FG Nexus is facing losses of more than $85 million on its Ethereum treasury strategy, underscoring the risks public companies face when using volatile digital assets as primary reserve assets. Treasury tracking data shows the Nasdaq-listed company holds about 40,093 ETH with a current value near $71.8 million, against an estimated acquisition cost of roughly $157.7 million. That implies an unrealized loss of approximately $85.9 million, or about 54.5% of the original cost basis.
The company, formerly known as Fundamental Global, moved aggressively into Ethereum in 2025 after raising $200 million through a private placement to fund its digital asset treasury strategy. At the time, the company positioned itself as an Ethereum-focused public-market vehicle, aiming to build exposure to ETH while pursuing tokenization and staking-related opportunities.
FG Nexus accumulated much of its ETH when the asset was trading near cycle highs. Treasury data shows an average cost close to $3,934 per ETH, far above current market levels. The position has since deteriorated as Ether weakened, exposing the company to the same balance-sheet volatility that has affected other listed crypto treasury firms.
Ethereum treasury strategy faces market stress
The losses highlight an important distinction between Bitcoin and Ethereum treasury strategies. Bitcoin-focused corporate treasury models have been built largely around long-term reserve accumulation, scarcity narratives and institutional recognition. Ethereum treasury strategies are more complex because they involve not only price exposure, but also staking yields, validator operations, regulatory treatment, network activity and the broader economics of decentralized applications.
For FG Nexus, the strategy was intended to provide direct exposure to Ethereum’s role in tokenization, decentralized finance and smart contract infrastructure. However, that thesis depends heavily on ETH price stability and investor confidence in Ethereum’s long-term monetary and staking economics. A sharp decline in ETH can quickly overwhelm potential staking income or ecosystem-related upside.
The market impact is also visible in valuation. FG Nexus’s market capitalization is now below the reported cost of its ETH holdings, reflecting investor concern over the company’s balance sheet, strategy execution and ability to manage volatility. A discount to crypto net asset value can make future capital raising more difficult, especially if shareholders fear dilution or additional asset sales at unfavorable prices.
The company’s situation also shows how timing matters for corporate crypto accumulation. Buying large quantities of ETH during a bullish phase can create severe mark-to-market pressure if the asset later declines. Unlike diversified operating businesses, crypto treasury companies can become heavily exposed to a single asset’s price cycle.

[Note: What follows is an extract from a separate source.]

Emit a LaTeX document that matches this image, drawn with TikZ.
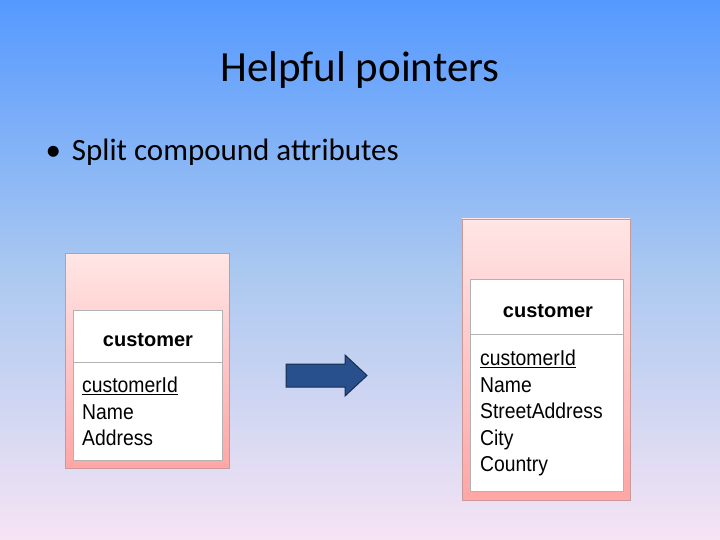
\documentclass[tikz,border=0pt]{standalone}
\usepackage{fontspec}
\setmainfont{Carlito}
\newfontfamily\boxfont{Liberation Sans}
\begin{document}
\begin{tikzpicture}[x=1pt,y=-1pt,
  outerbox/.style={draw=red!45!black!40, top color=red!10, bottom color=red!35},
  innerbox/.style={draw=gray!60, fill=white},
  hdr/.style={font=\boxfont\bfseries\fontsize{20}{22}\selectfont, inner sep=0pt},
  attr/.style={font=\boxfont\fontsize{21.5}{26.5}\selectfont, align=left, inner sep=0pt, anchor=north west, xscale=0.9}]
\useasboundingbox (0,0) rectangle (720,540);
\shade[top color={rgb,255:red,85;green,153;blue,255}, bottom color={rgb,255:red,246;green,228;blue,244}, middle color={rgb,255:red,170;green,200;blue,240}] (0,0) rectangle (720,540);
\node (title) at (360,70) {\fontsize{43}{46}\selectfont Helpful pointers};
\node[anchor=west] (bullet) at (42,152) {\fontsize{31}{34}\selectfont \textbullet\hspace{11pt}Split compound attributes};
% left entity
\draw[outerbox] (65,253) rectangle (229,468);
\draw[innerbox] (73,310) rectangle (222,460);
\draw[gray!60] (73,362) -- (222,362);
\node[hdr] (lh) at (148,340) {customer};
\node[attr] (la) at (82,377) {\underline{customerId}\\Name\\Address};
% arrow
\draw[draw={rgb,255:red,25;green,45;blue,80}, fill={rgb,255:red,40;green,80;blue,140}, line width=1pt]
  (286,364) -- (345,364) -- (345,355) -- (367,375.5) -- (345,396) -- (345,387) -- (286,387) -- cycle;
% right entity
\draw[outerbox] (462,219) rectangle (630,500);
\draw[innerbox] (470,279) rectangle (623,491);
\draw[gray!60] (470,334) -- (623,334);
\node[hdr] (rh) at (548,311) {customer};
\node[attr] (ra) at (480,350) {\underline{customerId}\\Name\\StreetAddress\\City\\Country};
\end{tikzpicture}
\end{document}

Implications for public crypto treasury companies
FG Nexus’s losses come as more public companies explore digital asset treasury strategies beyond Bitcoin. Ethereum, Solana and other large-cap crypto assets have attracted interest because they offer exposure to staking, tokenization, payments and on-chain financial infrastructure. However, these strategies also introduce additional complexity compared with holding cash, short-term Treasuries or even Bitcoin.
For investors, the key risk is asset-liability mismatch. If a company raises capital to buy crypto and the asset falls sharply, shareholders may face a lower net asset value, reduced financial flexibility and higher pressure for strategic changes. If the company also uses debt, preferred stock or other financing instruments, the risk becomes more acute because fixed obligations remain even when crypto holdings decline.
The regulatory implications are also relevant. Public companies with large crypto treasuries must provide clear disclosures around custody, valuation, impairment, liquidity, staking arrangements and risk controls. As more firms adopt these strategies, auditors, exchanges and regulators are likely to scrutinize whether investors fully understand the volatility and operational risks involved.
FG Nexus’s Ethereum losses do not invalidate the broader institutional case for ETH, but they show that corporate treasury adoption is not automatically value accretive. The outcome depends on entry price, balance-sheet structure, risk management and the company’s ability to withstand prolonged drawdowns.
For the market, the lesson is clear: Ethereum treasury strategies can offer upside exposure to digital asset infrastructure, but they can also produce large and visible losses when token prices move against the balance sheet.